Task description: Leaving out the pictures, retype the lines from the beginning of the listing through the line containing "ms=12, mew=3, mec='#0000FF')".

>>

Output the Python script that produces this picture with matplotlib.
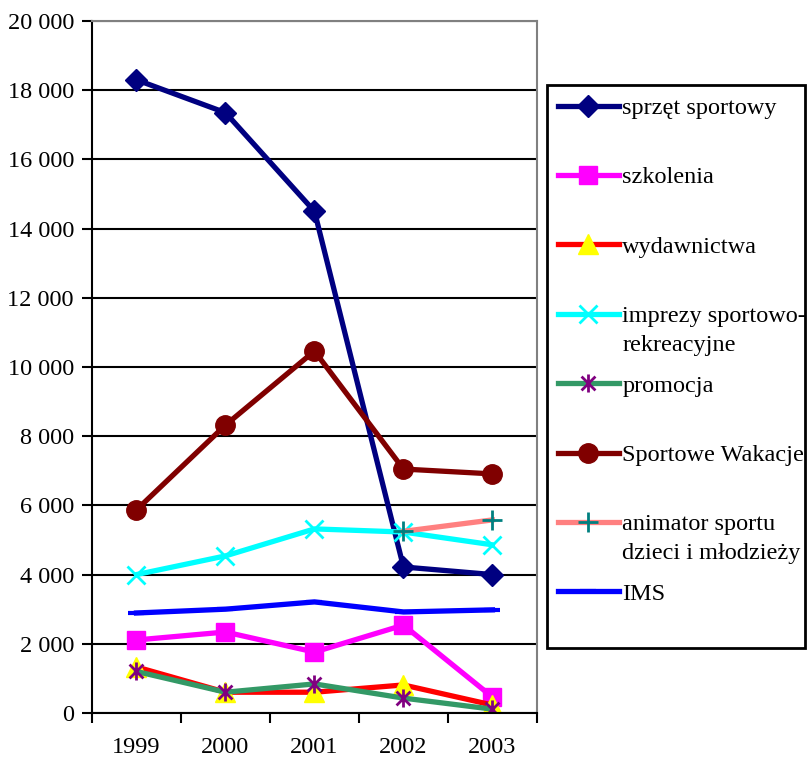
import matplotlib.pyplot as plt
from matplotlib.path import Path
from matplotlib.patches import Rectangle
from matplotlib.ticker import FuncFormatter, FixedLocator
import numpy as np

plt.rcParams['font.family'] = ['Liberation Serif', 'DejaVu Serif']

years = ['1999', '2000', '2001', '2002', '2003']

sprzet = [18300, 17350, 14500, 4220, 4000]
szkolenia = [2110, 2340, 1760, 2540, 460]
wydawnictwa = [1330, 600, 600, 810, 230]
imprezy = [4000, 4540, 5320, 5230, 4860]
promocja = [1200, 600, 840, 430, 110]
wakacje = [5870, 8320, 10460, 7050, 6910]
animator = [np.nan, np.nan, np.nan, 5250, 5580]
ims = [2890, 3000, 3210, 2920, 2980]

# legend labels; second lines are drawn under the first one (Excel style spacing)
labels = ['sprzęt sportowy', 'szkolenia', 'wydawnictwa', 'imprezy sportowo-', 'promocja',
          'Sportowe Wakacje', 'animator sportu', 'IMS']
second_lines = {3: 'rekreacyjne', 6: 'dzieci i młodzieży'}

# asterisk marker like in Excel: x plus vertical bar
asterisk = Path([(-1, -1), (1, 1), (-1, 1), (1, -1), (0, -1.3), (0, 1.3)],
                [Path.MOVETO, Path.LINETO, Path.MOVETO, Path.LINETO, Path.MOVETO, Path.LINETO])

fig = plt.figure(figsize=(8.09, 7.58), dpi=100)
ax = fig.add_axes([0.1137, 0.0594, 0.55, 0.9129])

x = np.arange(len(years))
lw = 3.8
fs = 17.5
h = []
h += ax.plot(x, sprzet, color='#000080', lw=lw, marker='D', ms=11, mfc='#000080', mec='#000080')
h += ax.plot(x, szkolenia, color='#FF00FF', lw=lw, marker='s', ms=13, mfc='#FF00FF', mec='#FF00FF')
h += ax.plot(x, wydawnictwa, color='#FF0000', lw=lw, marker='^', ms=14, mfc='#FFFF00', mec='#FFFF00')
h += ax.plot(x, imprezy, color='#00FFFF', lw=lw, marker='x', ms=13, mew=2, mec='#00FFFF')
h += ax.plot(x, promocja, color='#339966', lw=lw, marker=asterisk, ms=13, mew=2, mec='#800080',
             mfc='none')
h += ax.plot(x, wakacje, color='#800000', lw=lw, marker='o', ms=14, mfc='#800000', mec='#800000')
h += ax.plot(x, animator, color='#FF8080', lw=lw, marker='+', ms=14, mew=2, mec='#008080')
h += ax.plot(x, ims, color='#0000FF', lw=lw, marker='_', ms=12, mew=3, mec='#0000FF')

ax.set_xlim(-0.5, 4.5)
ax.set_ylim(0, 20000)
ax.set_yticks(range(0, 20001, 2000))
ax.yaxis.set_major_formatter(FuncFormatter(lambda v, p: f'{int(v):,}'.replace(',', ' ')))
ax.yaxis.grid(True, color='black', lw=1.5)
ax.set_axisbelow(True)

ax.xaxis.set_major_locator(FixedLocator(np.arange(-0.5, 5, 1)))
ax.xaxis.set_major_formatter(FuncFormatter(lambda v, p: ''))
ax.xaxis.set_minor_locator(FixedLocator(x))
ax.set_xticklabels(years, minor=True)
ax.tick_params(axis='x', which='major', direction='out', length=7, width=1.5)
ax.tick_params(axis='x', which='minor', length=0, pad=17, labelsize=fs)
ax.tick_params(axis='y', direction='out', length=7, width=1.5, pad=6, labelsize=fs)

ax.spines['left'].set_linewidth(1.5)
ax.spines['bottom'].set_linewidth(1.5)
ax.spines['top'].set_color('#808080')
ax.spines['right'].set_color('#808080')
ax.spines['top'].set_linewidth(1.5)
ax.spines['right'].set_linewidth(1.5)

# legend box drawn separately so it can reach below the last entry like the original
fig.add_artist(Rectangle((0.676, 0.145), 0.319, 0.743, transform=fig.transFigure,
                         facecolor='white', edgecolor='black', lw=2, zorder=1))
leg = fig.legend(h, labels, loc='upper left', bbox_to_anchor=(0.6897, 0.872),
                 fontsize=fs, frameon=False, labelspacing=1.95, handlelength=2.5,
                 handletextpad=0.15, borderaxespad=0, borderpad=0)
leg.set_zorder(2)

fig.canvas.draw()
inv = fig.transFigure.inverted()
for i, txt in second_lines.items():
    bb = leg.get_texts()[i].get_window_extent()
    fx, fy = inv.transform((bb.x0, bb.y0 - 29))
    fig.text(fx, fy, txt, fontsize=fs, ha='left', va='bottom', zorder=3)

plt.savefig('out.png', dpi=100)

<<

In response:
Output the Python script that produces this picture with matplotlib.
import matplotlib.pyplot as plt
from matplotlib.path import Path
from matplotlib.patches import Rectangle
from matplotlib.ticker import FuncFormatter, FixedLocator
import numpy as np

plt.rcParams['font.family'] = ['Liberation Serif', 'DejaVu Serif']

years = ['1999', '2000', '2001', '2002', '2003']

sprzet = [18300, 17350, 14500, 4220, 4000]
szkolenia = [2110, 2340, 1760, 2540, 460]
wydawnictwa = [1330, 600, 600, 810, 230]
imprezy = [4000, 4540, 5320, 5230, 4860]
promocja = [1200, 600, 840, 430, 110]
wakacje = [5870, 8320, 10460, 7050, 6910]
animator = [np.nan, np.nan, np.nan, 5250, 5580]
ims = [2890, 3000, 3210, 2920, 2980]

# legend labels; second lines are drawn under the first one (Excel style spacing)
labels = ['sprzęt sportowy', 'szkolenia', 'wydawnictwa', 'imprezy sportowo-', 'promocja',
          'Sportowe Wakacje', 'animator sportu', 'IMS']
second_lines = {3: 'rekreacyjne', 6: 'dzieci i młodzieży'}

# asterisk marker like in Excel: x plus vertical bar
asterisk = Path([(-1, -1), (1, 1), (-1, 1), (1, -1), (0, -1.3), (0, 1.3)],
                [Path.MOVETO, Path.LINETO, Path.MOVETO, Path.LINETO, Path.MOVETO, Path.LINETO])

fig = plt.figure(figsize=(8.09, 7.58), dpi=100)
ax = fig.add_axes([0.1137, 0.0594, 0.55, 0.9129])

x = np.arange(len(years))
lw = 3.8
fs = 17.5
h = []
h += ax.plot(x, sprzet, color='#000080', lw=lw, marker='D', ms=11, mfc='#000080', mec='#000080')
h += ax.plot(x, szkolenia, color='#FF00FF', lw=lw, marker='s', ms=13, mfc='#FF00FF', mec='#FF00FF')
h += ax.plot(x, wydawnictwa, color='#FF0000', lw=lw, marker='^', ms=14, mfc='#FFFF00', mec='#FFFF00')
h += ax.plot(x, imprezy, color='#00FFFF', lw=lw, marker='x', ms=13, mew=2, mec='#00FFFF')
h += ax.plot(x, promocja, color='#339966', lw=lw, marker=asterisk, ms=13, mew=2, mec='#800080',
             mfc='none')
h += ax.plot(x, wakacje, color='#800000', lw=lw, marker='o', ms=14, mfc='#800000', mec='#800000')
h += ax.plot(x, animator, color='#FF8080', lw=lw, marker='+', ms=14, mew=2, mec='#008080')
h += ax.plot(x, ims, color='#0000FF', lw=lw, marker='_', ms=12, mew=3, mec='#0000FF')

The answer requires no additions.